1. Define required fields, producer, ownership, ordering expectations, and versioning strategy.
2. State which fields are identifiers, business facts, and metadata.
3. Prefer additive evolution; document deprecation windows for consumers.
4. Read references/event-vs-command.md if the proposed contract still looks like a command or query.

Mode: Reliability

1. Read references/failure-modes.md.
2. Design retry policy, backoff, poison-message handling, and dead-letter routing.
3. Specify idempotency strategy for consumers and handlers.
4. Define replay safety and operator controls.

Mode: Migration

1. Map the current synchronous side effect or legacy event flow.
2. Introduce the new event path behind explicit checkpoints.
3. Read references/output-templates.md for migration checkpoints and cutover framing.
4. Keep rollback simple by preserving the old path until the new path proves stable.

Output Requirements

• Every design must identify producer, topic, partition key, consumers, and failure strategy.
• Every contract must state ownership and versioning rules.
• Every reliability plan must include idempotency and dead-letter handling.

Reference File Index

File	Read When
references/event-vs-command.md	The main design question is whether to emit an event, issue a command, or keep a synchronous call
references/failure-modes.md	The task involves retries, ordering, replay, poison messages, dead-letter queues, or consumer recovery
references/saga-comparison.md	Choosing choreography, orchestration, or compensating saga structure across services
references/output-templates.md	Formatting architecture, contract, reliability, review, or migration outputs

Critical Rules

1. Model business events as facts in past tense, not commands.
2. Consumers must be idempotent whenever retries or replay are possible.
3. Use the outbox pattern when publishing events from transactional database changes.
4. Do not use an event bus for low-latency request-response requirements that need immediate consistency.
5. Event contracts should evolve additively whenever possible.

Scaling Strategy

• small: Keep the design narrow.

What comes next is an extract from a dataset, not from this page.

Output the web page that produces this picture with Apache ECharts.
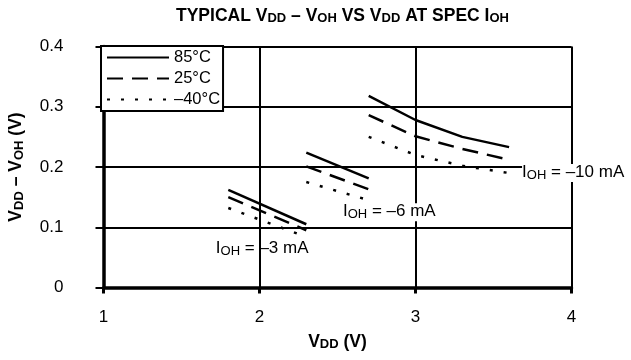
<!DOCTYPE html>
<html><head><meta charset="utf-8">
<script src="https://cdn.jsdelivr.net/npm/echarts@6/dist/echarts.min.js"></script>
<style>html,body{margin:0;padding:0;background:#fff}#c{width:631px;height:360px}</style>
</head><body><div id="c"></div>
<script>
// ---- data ----
const xTicks = [1, 2, 3, 4];
const yTicks = [0, 0.1, 0.2, 0.3, 0.4];
const temps = ['85°C', '25°C', '–40°C'];
// I_OH = -3 mA
const vdd3 = [1.8, 2.3];
const t85_3 = [0.162, 0.105];
const t25_3 = [0.150, 0.095];
const tm40_3 = [0.132, 0.084];
// I_OH = -6 mA
const vdd6 = [2.3, 2.7];
const t85_6 = [0.224, 0.181];
const t25_6 = [0.201, 0.163];
const tm40_6 = [0.175, 0.145];
// I_OH = -10 mA
const vdd10 = [2.7, 3.0, 3.3, 3.6];
const t85_10 = [0.318, 0.278, 0.250, 0.233];
const t25_10 = [0.286, 0.251, 0.230, 0.212];
const tm40_10 = [0.250, 0.220, 0.202, 0.190];
// current labels: anchor [VDD, V]
const labelText = ['–3 mA', '–6 mA', '–10 mA'];
const labelX = [1.72, 2.535, 3.683];
const labelY = [0.064, 0.125, 0.19];

const FONT = '"Liberation Sans", Arial, sans-serif';
const styles = [
  { type: 'solid', width: 2.5 },
  { type: [16, 9], width: 2.5 },
  { type: [3, 11], width: 2.5 }
];
function pairs(xs, ys) { return xs.map((x, i) => [x, ys[i]]); }
const groups = [
  [vdd3, [t85_3, t25_3, tm40_3]],
  [vdd6, [t85_6, t25_6, tm40_6]],
  [vdd10, [t85_10, t25_10, tm40_10]]
];
const series = [];
groups.forEach(([xs, sets]) => {
  sets.forEach((ys, k) => {
    series.push({
      type: 'line', name: temps[k], data: pairs(xs, ys),
      symbol: 'none', silent: true, z: 3,
      lineStyle: { color: '#000', width: styles[k].width, type: styles[k].type, cap: 'butt' },
      itemStyle: { color: '#000' }
    });
  });
});
series.push({
  type: 'scatter', symbolSize: 0, silent: true, z: 5,
  itemStyle: { opacity: 1, color: '#000' },
  data: labelText.map((t, i) => ({
    value: [labelX[i], labelY[i]],
    label: { backgroundColor: i === 0 ? 'transparent' : '#fff' }
  })),
  label: {
    show: true, position: 'right', distance: 0, color: '#000', opacity: 1,
    formatter: p => '{m|I}{s|OH}{m| = ' + labelText[p.dataIndex] + '}',
    rich: {
      m: { fontFamily: FONT, fontSize: 17, color: '#000', verticalAlign: 'top', lineHeight: 18 },
      s: { fontFamily: FONT, fontSize: 13, color: '#000', verticalAlign: 'bottom', lineHeight: 14, padding: [8, 0, 0, 0] }
    }
  }
});

const chart = echarts.init(document.getElementById('c'), null, { renderer: 'canvas' });
const rb = { fontFamily: FONT, fontWeight: 'bold', fontSize: 17.5, color: '#000', verticalAlign: 'top', lineHeight: 18 };
const rs = { fontFamily: FONT, fontWeight: 'bold', fontSize: 13, color: '#000', verticalAlign: 'bottom', lineHeight: 14, padding: [8, 0, 0, 0] };
chart.setOption({
  animation: false,
  backgroundColor: '#fff',
  title: {
    text: '{b|TYPICAL V}{s|DD}{b| – V}{s|OH}{b| VS V}{s|DD}{b| AT SPEC I}{s|OH}',
    left: 171, top: 2,
    textStyle: { rich: { b: rb, s: rs } }
  },
  legend: {
    data: temps, orient: 'vertical', left: 101, top: 46,
    backgroundColor: '#fff', borderColor: '#000', borderWidth: 2, borderRadius: 0,
    padding: [3, 3, 3, 5], itemGap: 4, itemWidth: 62, itemHeight: 16,
    itemStyle: { opacity: 0 },
    textStyle: { fontFamily: FONT, fontSize: 16.5, color: '#000' },
    selectedMode: false
  },
  grid: { left: 103.5, right: 59.5, top: 46.5, bottom: 72.5, containLabel: false, outerBoundsMode: 'none' },
  xAxis: {
    type: 'value', min: 1, max: 4, interval: 1,
    name: '{b|V}{s|DD}{b| (V)}', nameLocation: 'middle', nameGap: 43,
    nameTextStyle: { rich: { b: rb, s: rs } },
    axisLine: { lineStyle: { color: '#000', width: 3.5 } },
    axisTick: { show: true, length: 6, lineStyle: { color: '#000', width: 3 } },
    axisLabel: { fontFamily: FONT, fontSize: 17, color: '#000', margin: 21 },
    splitLine: { show: true, lineStyle: { color: '#000', width: 2 } }
  },
  yAxis: {
    type: 'value', min: 0, max: 0.4, interval: 0.1,
    name: '{b|V}{s|DD}{b| – V}{s|OH}{b| (V)}', nameLocation: 'middle', nameGap: 78, nameRotate: 90,
    nameTextStyle: { rich: { b: rb, s: rs } },
    axisLine: { show: true, lineStyle: { color: '#000', width: 3.5 } },
    axisTick: { show: true, length: 8, lineStyle: { color: '#000', width: 2 } },
    axisLabel: { fontFamily: FONT, fontSize: 17, color: '#000', margin: 40, formatter: v => String(+v.toFixed(1)) },
    splitLine: { show: true, lineStyle: { color: '#000', width: 2 } }
  },
  series: series
});
</script></body></html>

Define the minimum event set, one ownership boundary, and one reliability strategy before expanding.
• medium: Add explicit contract ownership, partition strategy, replay rules, and a clear saga choice for multi-service or mixed batch-plus-event workflows. Avoid hiding synchronous dependencies behind event terminology.
• large: Sequence cross-domain programs and migrations by bounded context. Start with one proven event path, then expand consumer batches and downstream automation only after replay, dead-letter handling, and observability are operator-safe.

Scope Boundaries

IS for: event contracts, topics, sagas, retries, replay, outbox, consumer design.

NOT for: synchronous REST or GraphQL API design, batch analytics pipelines, or broker installation details.